# Problem to work on:
Pictures within the data are to be left out; everything else must be reproduced exactly.

** Start **

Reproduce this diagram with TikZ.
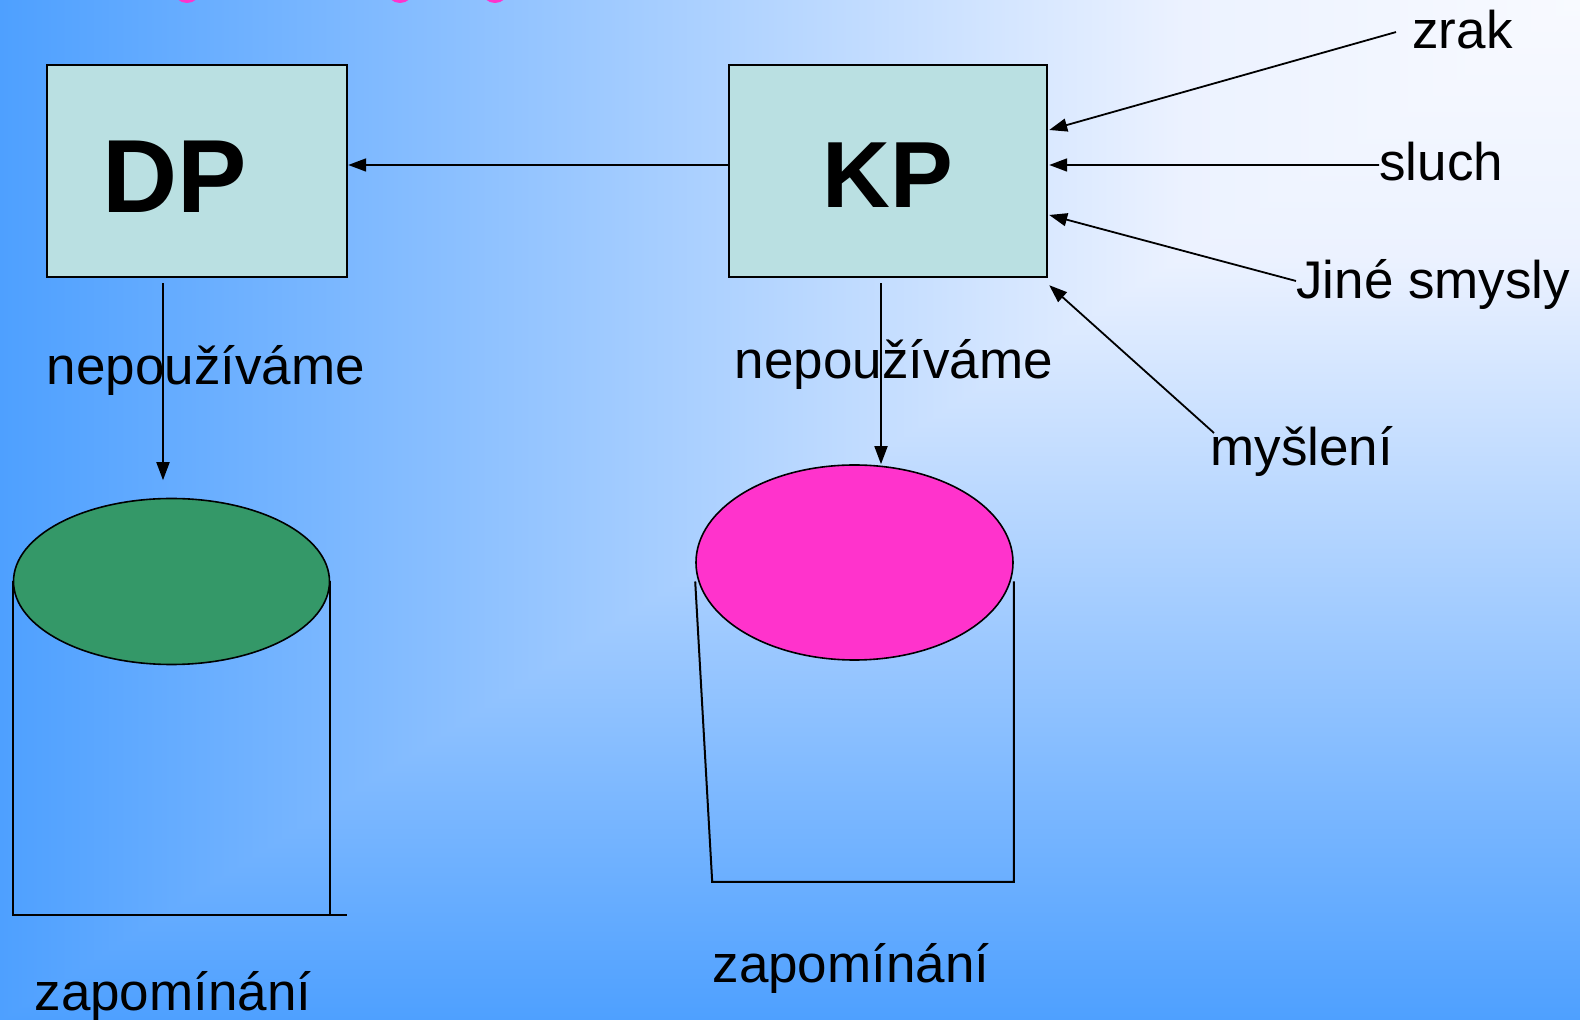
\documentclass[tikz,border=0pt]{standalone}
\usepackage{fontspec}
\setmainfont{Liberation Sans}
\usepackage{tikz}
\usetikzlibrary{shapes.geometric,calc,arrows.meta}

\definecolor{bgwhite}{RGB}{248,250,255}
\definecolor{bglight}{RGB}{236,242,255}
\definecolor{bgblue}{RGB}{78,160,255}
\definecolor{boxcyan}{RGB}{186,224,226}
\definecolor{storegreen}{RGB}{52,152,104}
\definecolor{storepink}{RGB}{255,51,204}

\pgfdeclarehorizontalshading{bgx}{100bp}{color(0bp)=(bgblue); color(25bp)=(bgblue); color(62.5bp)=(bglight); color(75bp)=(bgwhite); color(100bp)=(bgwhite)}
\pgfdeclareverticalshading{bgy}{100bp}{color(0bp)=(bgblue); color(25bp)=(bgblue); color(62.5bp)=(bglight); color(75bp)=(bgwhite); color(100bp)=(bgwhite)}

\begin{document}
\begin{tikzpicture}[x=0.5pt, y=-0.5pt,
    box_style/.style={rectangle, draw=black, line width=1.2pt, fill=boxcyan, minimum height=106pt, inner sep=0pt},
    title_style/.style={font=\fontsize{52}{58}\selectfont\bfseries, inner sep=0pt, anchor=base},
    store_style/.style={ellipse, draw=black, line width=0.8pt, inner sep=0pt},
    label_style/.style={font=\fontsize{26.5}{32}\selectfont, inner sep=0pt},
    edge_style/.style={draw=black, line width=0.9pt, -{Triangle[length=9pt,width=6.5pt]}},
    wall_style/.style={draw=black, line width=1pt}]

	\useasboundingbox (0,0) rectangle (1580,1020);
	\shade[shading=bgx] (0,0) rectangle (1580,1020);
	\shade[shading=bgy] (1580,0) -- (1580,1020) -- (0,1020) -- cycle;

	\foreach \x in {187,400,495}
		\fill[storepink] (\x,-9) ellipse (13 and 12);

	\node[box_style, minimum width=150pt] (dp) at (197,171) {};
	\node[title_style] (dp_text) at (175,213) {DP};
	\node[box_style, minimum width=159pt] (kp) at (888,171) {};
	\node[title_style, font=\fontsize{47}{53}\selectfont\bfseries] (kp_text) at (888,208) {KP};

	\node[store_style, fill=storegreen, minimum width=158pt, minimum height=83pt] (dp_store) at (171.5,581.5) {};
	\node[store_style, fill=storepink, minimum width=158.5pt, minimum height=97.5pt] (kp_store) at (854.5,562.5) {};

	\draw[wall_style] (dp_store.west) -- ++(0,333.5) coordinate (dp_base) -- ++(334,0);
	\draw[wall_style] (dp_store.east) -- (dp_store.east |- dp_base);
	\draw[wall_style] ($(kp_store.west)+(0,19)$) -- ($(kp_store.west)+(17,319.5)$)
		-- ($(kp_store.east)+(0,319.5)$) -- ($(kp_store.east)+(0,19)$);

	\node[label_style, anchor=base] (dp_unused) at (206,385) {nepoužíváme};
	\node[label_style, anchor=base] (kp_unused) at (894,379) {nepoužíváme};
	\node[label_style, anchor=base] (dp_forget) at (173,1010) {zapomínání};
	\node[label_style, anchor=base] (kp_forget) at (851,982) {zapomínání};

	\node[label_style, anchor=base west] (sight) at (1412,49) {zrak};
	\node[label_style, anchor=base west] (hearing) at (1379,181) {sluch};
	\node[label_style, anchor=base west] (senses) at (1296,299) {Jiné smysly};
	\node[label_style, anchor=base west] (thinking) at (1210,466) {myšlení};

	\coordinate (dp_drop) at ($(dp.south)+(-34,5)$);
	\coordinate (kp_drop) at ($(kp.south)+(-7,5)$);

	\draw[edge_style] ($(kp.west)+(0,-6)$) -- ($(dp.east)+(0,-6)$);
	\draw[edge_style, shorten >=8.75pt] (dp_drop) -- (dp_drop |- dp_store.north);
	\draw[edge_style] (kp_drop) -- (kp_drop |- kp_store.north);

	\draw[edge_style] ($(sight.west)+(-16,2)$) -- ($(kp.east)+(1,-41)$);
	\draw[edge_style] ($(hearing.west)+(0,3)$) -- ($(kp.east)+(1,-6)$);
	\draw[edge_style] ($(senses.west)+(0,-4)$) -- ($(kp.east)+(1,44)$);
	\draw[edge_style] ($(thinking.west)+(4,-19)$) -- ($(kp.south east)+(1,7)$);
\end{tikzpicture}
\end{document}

** End **

# Output for this exercise:
Reproduce this diagram with TikZ.
\documentclass[tikz,border=0pt]{standalone}
\usepackage{fontspec}
\setmainfont{Liberation Sans}
\usepackage{tikz}
\usetikzlibrary{shapes.geometric,calc,arrows.meta}

\definecolor{bgwhite}{RGB}{248,250,255}
\definecolor{bglight}{RGB}{236,242,255}
\definecolor{bgblue}{RGB}{78,160,255}
\definecolor{boxcyan}{RGB}{186,224,226}
\definecolor{storegreen}{RGB}{52,152,104}
\definecolor{storepink}{RGB}{255,51,204}

\pgfdeclarehorizontalshading{bgx}{100bp}{color(0bp)=(bgblue); color(25bp)=(bgblue); color(62.5bp)=(bglight); color(75bp)=(bgwhite); color(100bp)=(bgwhite)}
\pgfdeclareverticalshading{bgy}{100bp}{color(0bp)=(bgblue); color(25bp)=(bgblue); color(62.5bp)=(bglight); color(75bp)=(bgwhite); color(100bp)=(bgwhite)}

\begin{document}
\begin{tikzpicture}[x=0.5pt, y=-0.5pt,
    box_style/.style={rectangle, draw=black, line width=1.2pt, fill=boxcyan, minimum height=106pt, inner sep=0pt},
    title_style/.style={font=\fontsize{52}{58}\selectfont\bfseries, inner sep=0pt, anchor=base},
    store_style/.style={ellipse, draw=black, line width=0.8pt, inner sep=0pt},
    label_style/.style={font=\fontsize{26.5}{32}\selectfont, inner sep=0pt},
    edge_style/.style={draw=black, line width=0.9pt, -{Triangle[length=9pt,width=6.5pt]}},
    wall_style/.style={draw=black, line width=1pt}]

	\useasboundingbox (0,0) rectangle (1580,1020);
	\shade[shading=bgx] (0,0) rectangle (1580,1020);
	\shade[shading=bgy] (1580,0) -- (1580,1020) -- (0,1020) -- cycle;

	\foreach \x in {187,400,495}
		\fill[storepink] (\x,-9) ellipse (13 and 12);

	\node[box_style, minimum width=150pt] (dp) at (197,171) {};
	\node[title_style] (dp_text) at (175,213) {DP};
	\node[box_style, minimum width=159pt] (kp) at (888,171) {};
	\node[title_style, font=\fontsize{47}{53}\selectfont\bfseries] (kp_text) at (888,208) {KP};

	\node[store_style, fill=storegreen, minimum width=158pt, minimum height=83pt] (dp_store) at (171.5,581.5) {};
	\node[store_style, fill=storepink, minimum width=158.5pt, minimum height=97.5pt] (kp_store) at (854.5,562.5) {};

	\draw[wall_style] (dp_store.west) -- ++(0,333.5) coordinate (dp_base) -- ++(334,0);
	\draw[wall_style] (dp_store.east) -- (dp_store.east |- dp_base);
	\draw[wall_style] ($(kp_store.west)+(0,19)$) -- ($(kp_store.west)+(17,319.5)$)
		-- ($(kp_store.east)+(0,319.5)$) -- ($(kp_store.east)+(0,19)$);

	\node[label_style, anchor=base] (dp_unused) at (206,385) {nepoužíváme};
	\node[label_style, anchor=base] (kp_unused) at (894,379) {nepoužíváme};
	\node[label_style, anchor=base] (dp_forget) at (173,1010) {zapomínání};
	\node[label_style, anchor=base] (kp_forget) at (851,982) {zapomínání};

	\node[label_style, anchor=base west] (sight) at (1412,49) {zrak};
	\node[label_style, anchor=base west] (hearing) at (1379,181) {sluch};
	\node[label_style, anchor=base west] (senses) at (1296,299) {Jiné smysly};
	\node[label_style, anchor=base west] (thinking) at (1210,466) {myšlení};

	\coordinate (dp_drop) at ($(dp.south)+(-34,5)$);
	\coordinate (kp_drop) at ($(kp.south)+(-7,5)$);

	\draw[edge_style] ($(kp.west)+(0,-6)$) -- ($(dp.east)+(0,-6)$);
	\draw[edge_style, shorten >=8.75pt] (dp_drop) -- (dp_drop |- dp_store.north);
	\draw[edge_style] (kp_drop) -- (kp_drop |- kp_store.north);

	\draw[edge_style] ($(sight.west)+(-16,2)$) -- ($(kp.east)+(1,-41)$);
	\draw[edge_style] ($(hearing.west)+(0,3)$) -- ($(kp.east)+(1,-6)$);
	\draw[edge_style] ($(senses.west)+(0,-4)$) -- ($(kp.east)+(1,44)$);
	\draw[edge_style] ($(thinking.west)+(4,-19)$) -- ($(kp.south east)+(1,7)$);
\end{tikzpicture}
\end{document}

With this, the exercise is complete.